2. Synchronization Algorithm

Figure 2 shows a standard PLL feedback system in which the output signal g(t) is synchronized to the reference f(t) in phase as well as in frequency, as introduced in [33]. Exploiting that g(t) is a constant during a frame period, the time correlation $\bar{f (t) g (t)}$ can be computed as

\bar{f (t) g (t)} \propto \sum_{i} {(- 1)}^{i - 1} F [i]

(1)

where i is the frame number index and F(i) is the sum of the pixel values obtained within the frame i.

However, although this synchronization technique is mature, it is still necessary to add the frame index technique. Without clear index information of the images taken by each vision sensor, it is difficult to recognize the right sequence of all the images. We can index the vision frame by modulating the reference signal in the Manchester Encoding strategy. For the sake of shutter time synchronization, actually for time correlation purpose, illumination modulation strategy can be derived from many intelligent coding sequences, such as Manchester Encoding sequence, Pseudo-Random number sequence, Barker sequence, etc.
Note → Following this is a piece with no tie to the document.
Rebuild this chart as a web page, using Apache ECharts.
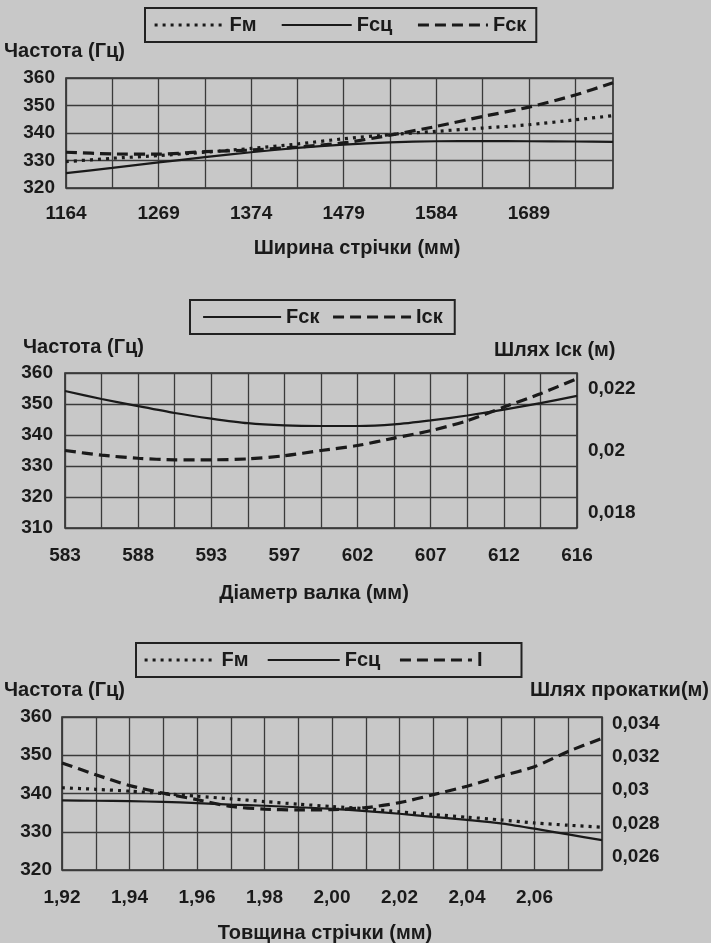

The transition property of Manchester Encoding makes it the most straightforward strategy for the wireless illumination-based synchronization of vision sensors, because its transition property ensures that there always exist appropriately enough bright reference unit durations within every reference period to serve as the light source, as well as to successfully synchronize the shutter time. Temporal modulation can also be based on alternative coding strategies, such as the Pseudo-Random sequence and the Barker Sequence. At the current stage, Manchester Encoding strategy is effective to test the feasibility of the time index function of vision sensors. Pseudo-Random number generator and the Barker Sequence stand for more exquisite and automatic techniques. More robust and complicated functions may be realized later owing to the excellent properties and higher performances of these coding strategies.

The index denoted by a group of On or Off images corresponds to the sequence of vision frames respectively. A straightforward strategy is to define g(t) so that it takes values 1, 1, −1, −1, 1, 1, −1, and −1, during the frames whose frame number mod 8 is equal to 0, 1, 2, 3, 4, 5, 6, and 7 respectively. Using the time correlation value $q = \bar{f (t) g (t)}$ , we can estimate that the reference amplitude is proportional to q, by which the feedback control is possible.

Unfortunately, this is not the best choice when we account for the existence of a non-photo-integration period within a frame time. In the locked state with the above definition, a rising or falling edges of the reference signal comes just between a frame and a frame, which is in most cases within a non-integration period. Since no measurement is done in a non-integration period, it is impossible to distinguish the locked state from any situations in its neighbor—specifically the situations where all of the rising and falling edges are within non-integration periods. In other words, the time correlation is not sensitive to the small phase error around ø=π/2. This phenomenon severely limits the accuracy of synchronization.

We address this issue by defining the output signal g as the return-to-zero (RZ) line codes. The output signal g(t) takes values 1, 0, −1, 0, 1, 0, −1, and 0 during the frames whose frame number mod 8 is equal to 0, 1, 2, and 3, 4, 5, 6, and 7, respectively. It should be noted that the Off reference frames are more than previous. However, in our Manchester Encoding scheme, the Off frames can compensate for each other in the feedback algorithm. The correlation value $\bar{f (t) g (t)}$ can be sustained by injecting it into a robust recursive low pass filter, whose coefficients should be carefully selected.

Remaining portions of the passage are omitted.